Ferdinando Salleo is an Italian career diplomat and former Ambassador to the USSR, then to Russia, and to the United States. He held senior posts in the Italian Ministry of Foreign Affairs, including that of Secretary General. Taught at the University of Florence and was professor at the LUISS University of Rome. He is a member of the Trilateral Commission.
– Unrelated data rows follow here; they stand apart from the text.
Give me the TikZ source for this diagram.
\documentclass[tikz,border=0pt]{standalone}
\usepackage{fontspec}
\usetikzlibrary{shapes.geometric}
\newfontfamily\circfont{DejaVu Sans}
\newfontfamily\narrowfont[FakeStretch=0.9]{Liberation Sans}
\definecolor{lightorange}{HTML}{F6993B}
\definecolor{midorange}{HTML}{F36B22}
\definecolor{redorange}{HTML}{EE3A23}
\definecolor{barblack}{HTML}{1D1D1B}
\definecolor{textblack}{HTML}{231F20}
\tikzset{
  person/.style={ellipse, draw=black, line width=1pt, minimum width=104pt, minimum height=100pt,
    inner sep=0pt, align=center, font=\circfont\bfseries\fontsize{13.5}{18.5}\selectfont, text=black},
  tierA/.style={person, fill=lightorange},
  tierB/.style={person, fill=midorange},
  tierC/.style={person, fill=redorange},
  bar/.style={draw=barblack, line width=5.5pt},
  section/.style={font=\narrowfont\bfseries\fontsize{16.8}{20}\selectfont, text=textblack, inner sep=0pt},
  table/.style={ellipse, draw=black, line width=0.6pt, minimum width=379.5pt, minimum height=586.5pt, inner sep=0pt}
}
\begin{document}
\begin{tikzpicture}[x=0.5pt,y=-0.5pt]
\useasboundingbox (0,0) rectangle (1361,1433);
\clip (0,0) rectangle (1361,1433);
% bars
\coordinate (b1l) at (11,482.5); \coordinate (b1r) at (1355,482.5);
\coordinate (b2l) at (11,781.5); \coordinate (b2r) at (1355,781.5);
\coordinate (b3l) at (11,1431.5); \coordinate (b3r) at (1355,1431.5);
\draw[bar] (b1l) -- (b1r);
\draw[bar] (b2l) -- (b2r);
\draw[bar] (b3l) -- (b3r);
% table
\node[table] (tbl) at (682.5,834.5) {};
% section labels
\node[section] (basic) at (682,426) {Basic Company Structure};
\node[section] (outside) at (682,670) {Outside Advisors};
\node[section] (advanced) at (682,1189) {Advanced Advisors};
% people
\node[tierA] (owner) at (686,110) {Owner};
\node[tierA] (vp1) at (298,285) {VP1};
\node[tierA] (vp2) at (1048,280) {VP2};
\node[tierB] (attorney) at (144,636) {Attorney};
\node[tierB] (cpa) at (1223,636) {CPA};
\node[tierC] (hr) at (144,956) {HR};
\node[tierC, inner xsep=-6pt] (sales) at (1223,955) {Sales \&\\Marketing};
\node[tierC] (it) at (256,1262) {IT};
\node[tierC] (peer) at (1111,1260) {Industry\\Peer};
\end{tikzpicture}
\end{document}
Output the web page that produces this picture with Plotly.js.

Roland Flamini translated Ambassador Salleo’s book from the original Italian. He writes about foreign affairs in Washington DC. For almost three decades, he was a TIME magazine correspondent and bureau chief in the Middle East and Europe, including many years in Rome. For Random House Inc., he translated Massimo Franco’s Imperi Paralleli, a history of U.S.-Holy See diplomatic relations. He published several other books, including Pope, Premier, President (Macmillan), an account of Vatican’s relations with Eastern Europe and the Soviet Union in the 1960s.

About the book

The newly liberated Albanians were not invited to the Great Powers’ conference on the future of Albania in London in August 1913. The conferees established an International Commission of Control to oversee the creation of a new Albanian state, and in its final week drew the frontier between Albania and Greece. A compromise had to be struck between Austro-Hungary and Italy (supporters of Albanian claims) and Russia and France (supporters of Greek claims). It was decided that Albania should become an independent kingdom, and the designated leader was Prince Wilhelm of Wied, a Protestant minor prince related to the queens of Romania and the Netherlands. The Muslim minority in Albania lost no time in rising in rebellion against their new king. Salleo goes into considerable detail about the actual fighting, but he is at his best in describing the political maneuverings of the participating powers as they attempt to second guess each other, and to gain advantage as the larger conflict loomed ever larger.